Dewan Pendidikan  Jawa Tengah adalah sebuah badan yang bersifat mandiri dan memliki tugas pokok menghimpun, menganalisis, dan memberikan rekomondasi kepada gubernur terhadap keluhan, saran, kritik, dan aspirasi masyarakat terhadap pendidikan yang pada gilirannya akan melahirkan kebijakan dan program pendidikan yang bermutu. Badan ini memiliki peran yang disingkat dengan P3M (Pertimbangan, Pendukung, Pengontrol, Mediator) yang dalam optimalisasinya dapat mendorong  budaya belajar  pendidik  untuk menyukseskan IKM di Jawa Tengah. Beberapa  hal  yang dapat dilakukan adalah:

  1. Mendorong pemerintah, pendidik, orang tua, dan masyarakat berpartisipasi dalam meningkatkan budaya belajar, khususnya budaya belajar pendidik melalui  optimalisasi penggunaan PMM serta menggalang dana masyarakat dalam rangka pembiayaan penyelenggaraan IKM yang bermutu.
  2. Melakukan kerja sama dengan masyarakat, baik perorangan maupun organisasi, dunia usaha dan dunia industri, pemerintah, dan DPRD dalam mendorong  budaya belajar  pendidik  untuk menyukseskan IKM di Jawa Tengah.
  3. Menampung dan menganalisis aspirasi, pandangan, tuntutan, dan berbagai kebutuhan pendidikan yang diajukan oleh masyarakat untuk mendorong budaya belajar pendidik dan menyukseskan IKM di Jawa Tengah.
  4. Memberi pertimbangan dalam penentuan pelaksanaan, pemantauan, pengawasan dan penilaian arah kebijakan serta program kegiatan IKM di wilayah Provinsi Jawa Tengah.
  5. Mendukung penyelenggaraan dan pelayanan IKM yang bermutu, adil, demokratis, transparan dan terbuka baik berupa pemikiran, gagasan, finansial maupun tenaga ahli dan pengembangan jaringan.
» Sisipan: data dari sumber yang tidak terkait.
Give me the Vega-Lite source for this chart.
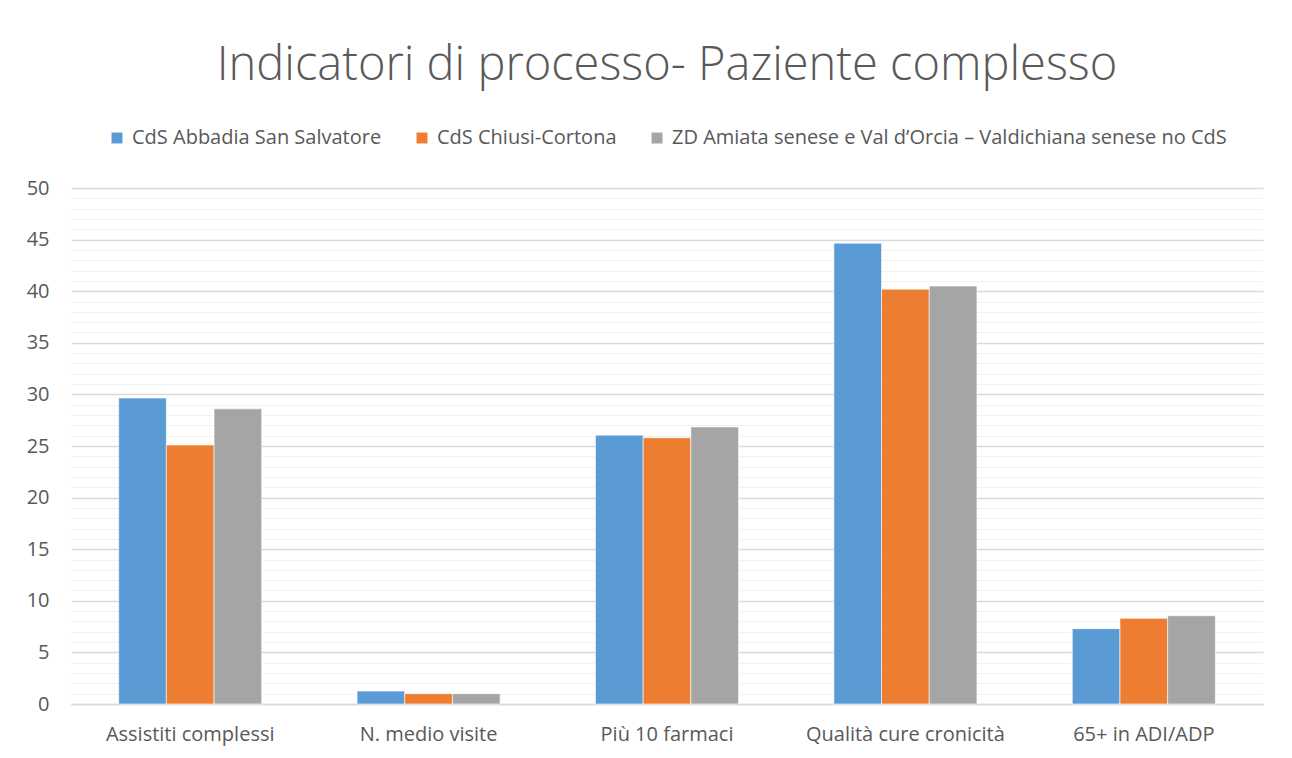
{
  "$schema": "https://vega.github.io/schema/vega-lite/v6.json",
  "width": 1192,
  "height": 516,
  "padding": {"left": 26, "right": 30, "top": 42, "bottom": 10},
  "background": "white",
  "title": {
    "text": "Indicatori di processo- Paziente complesso",
    "font": "Open Sans",
    "fontSize": 47,
    "fontWeight": 300,
    "color": "#595959",
    "anchor": "middle",
    "offset": 38
  },
  "data": {
    "values": [
      {"categoria": "Assistiti complessi", "serie": "CdS Abbadia San Salvatore", "valore": 29.65},
      {"categoria": "Assistiti complessi", "serie": "CdS Chiusi-Cortona", "valore": 25.1},
      {"categoria": "Assistiti complessi", "serie": "ZD Amiata senese e Val d’Orcia – Valdichiana senese no CdS", "valore": 28.6},
      {"categoria": "N. medio visite", "serie": "CdS Abbadia San Salvatore", "valore": 1.25},
      {"categoria": "N. medio visite", "serie": "CdS Chiusi-Cortona", "valore": 1.0},
      {"categoria": "N. medio visite", "serie": "ZD Amiata senese e Val d’Orcia – Valdichiana senese no CdS", "valore": 1.0},
      {"categoria": "Più 10 farmaci", "serie": "CdS Abbadia San Salvatore", "valore": 26.05},
      {"categoria": "Più 10 farmaci", "serie": "CdS Chiusi-Cortona", "valore": 25.8},
      {"categoria": "Più 10 farmaci", "serie": "ZD Amiata senese e Val d’Orcia – Valdichiana senese no CdS", "valore": 26.85},
      {"categoria": "Qualità cure cronicità", "serie": "CdS Abbadia San Salvatore", "valore": 44.65},
      {"categoria": "Qualità cure cronicità", "serie": "CdS Chiusi-Cortona", "valore": 40.2},
      {"categoria": "Qualità cure cronicità", "serie": "ZD Amiata senese e Val d’Orcia – Valdichiana senese no CdS", "valore": 40.5},
      {"categoria": "65+ in ADI/ADP", "serie": "CdS Abbadia San Salvatore", "valore": 7.3},
      {"categoria": "65+ in ADI/ADP", "serie": "CdS Chiusi-Cortona", "valore": 8.3},
      {"categoria": "65+ in ADI/ADP", "serie": "ZD Amiata senese e Val d’Orcia – Valdichiana senese no CdS", "valore": 8.55}
    ]
  },
  "mark": {"type": "bar", "stroke": "white", "strokeWidth": 0.6},
  "encoding": {
    "x": {
      "field": "categoria",
      "type": "nominal",
      "sort": null,
      "title": null,
      "scale": {"paddingInner": 0.4, "paddingOuter": 0.2},
      "axis": {
        "labelAngle": 0,
        "labelFont": "Open Sans",
        "labelFontSize": 20,
        "labelColor": "#595959",
        "labelPadding": 20,
        "labelLimit": 400,
        "ticks": false,
        "domainColor": "#d9d9d9",
        "domainWidth": 1.5,
        "grid": false
      }
    },
    "xOffset": {
      "field": "serie",
      "type": "nominal",
      "sort": null,
      "scale": {"paddingInner": 0, "paddingOuter": 0}
    },
    "y": {
      "field": "valore",
      "type": "quantitative",
      "title": null,
      "scale": {"domain": [0, 50], "nice": false},
      "axis": {
        "values": [0,1,2,3,4,5,6,7,8,9,10,11,12,13,14,15,16,17,18,19,20,21,22,23,24,25,26,27,28,29,30,31,32,33,34,35,36,37,38,39,40,41,42,43,44,45,46,47,48,49,50],
        "labelExpr": "datum.value % 5 === 0 ? datum.label : ''",
        "labelFont": "Open Sans",
        "labelFontSize": 20,
        "labelColor": "#595959",
        "labelPadding": 22,
        "ticks": false,
        "domain": false,
        "grid": true,
        "gridColor": {"condition": {"test": "datum.value % 5 === 0", "value": "#d9d9d9"}, "value": "#f2f2f2"},
        "gridWidth": {"condition": {"test": "datum.value % 5 === 0", "value": 1.5}, "value": 1.2}
      }
    },
    "color": {
      "field": "serie",
      "type": "nominal",
      "sort": null,
      "scale": {
        "domain": ["CdS Abbadia San Salvatore", "CdS Chiusi-Cortona", "ZD Amiata senese e Val d’Orcia – Valdichiana senese no CdS"],
        "range": ["#5B9BD5", "#ED7D31", "#A5A5A5"]
      },
      "legend": {
        "title": null,
        "orient": "top",
        "direction": "horizontal",
        "symbolType": "square",
        "symbolSize": 120,
        "symbolStrokeWidth": 0,
        "labelFont": "Open Sans",
        "labelFontSize": 20,
        "labelColor": "#595959",
        "labelLimit": 800,
        "columnPadding": 30,
        "labelOffset": 5,
        "offset": 40
      }
    }
  },
  "config": {
    "view": {"stroke": null},
    "legend": {"layout": {"top": {"anchor": "middle"}}}
  }
}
Kelima hal di atas jika djalankan dengan sungguh-sungguh maka akan dapat mengoptimalkan peran Dewan Pendidikan Jawa Tengah dalam mendorong budaya belajar  pendidik  untuk menyukseskan IKM di Jawa Tengah.

C.        SIMPULAN

Mendorong terbentuknya budaya  belajar memang tidak mudah. Guru dan kepala sekolah yang selama ini terbiasa dipandu dan diarahkan tidak bisa tiba-tiba dilepas begitu saja untuk belajar secara mandiri dalam  memanfaatkan PMM untuk menyukseskan IKM. Diperlukan sebuah langkah transisional yang bersifat evolutif daripada yang bersifat revolutif namun menyebabkan kegagapan. Optimalisasi  peran Dewan  Pendidikan sebagai  pemberi pertimbangan, pendukung, pengontrol dan  mediator  dalam mewujudkan pendidikan yang bermutu di Jawa Tengah diharapkan dapat  mendorong  budaya belajar  pendidik  dalam  menyukseskan IKM di Jawa Tengah.

 

D.        REFERENSI

  • Barlian, U. C., & Solekah, S. (2022). Implementasi kurikulum merdeka dalam meningkatkan mutu pendidikan. JOEL: Journal of Educational and Language Research, 1(12), 2105-2118.
  • Clawson, M. L. (2004). Creating a learning culture: Strategy, technology, and practice. Cambridge University Press.
  • Herawati, E. S. B., Suryadi, S., Warlizasusi, J., & Aliyyah, R. R. (2020). Kinerja Dewan Pendidikan Dalam Meningkatkan Mutu Pendidikan. Tadbir: Jurnal Studi Manajemen Pendidikan, 4(1), 87-100.
  • Indonesia, U. U. R. (2003). Sistem pendidikan nasional. Jakarta: Direktorat Pendidikan Menengah Umum.
  • Jacobson, W. (1996). Learning, culture, and learning culture. Adult Education Quarterly47(1), 15-28.
  • Kruger, A. C., & Tomasello, M. (1998). Cultural learning and learning culture. The handbook of education and human development: New models of learning, teaching and schooling, 353-372.
  • Marisana, D., Iskandar, S., & Kurniawan, D. T. (2023). Penggunaan Platform Merdeka Mengajar untuk Meningkatkan Kompetensi Guru di Sekolah Dasar. Jurnal Basicedu, 7(1), 131-140.
  • Mulyani, F. (2017). Konsep Kompetensi Guru Dalam Undang-Undang Nomor 14 Tahun 2005 Tentang Guru Dan Dosen (Kajian Ilmu Pendidikan Islam). , (1), 1-8.
  • Nugraha, J. T. (2013). Peran Komite Sekolah dan Dewan Pendidikan dalam Upaya Peningkatan Kualitas Pendidikan di Kabupaten Sleman. Probisnis, 6(1).]
  • Rahman, K. (2019). Dewan Pendidikan di Tengah Pusaran Covid-19. Jurnal Pendidikan Agama Islam.
  • Rahayu, R., Rosita, R., Rahayuningsih, Y. S., Hernawan, A. H., & Prihantini, P. (2022). Implementasi Kurikulum Merdeka Belajar di Sekolah Penggerak. Jurnal Basicedu, 6(4), 6313-6319.
  • Sari, A. S. L., Pramesti, C., & RS, R. S. (2022). Sosialisasi platform merdeka mengajar sebagai wadah belajar dan berkreasi guru. Jurnal Penamas Adi Buana, 6(01), 63-72.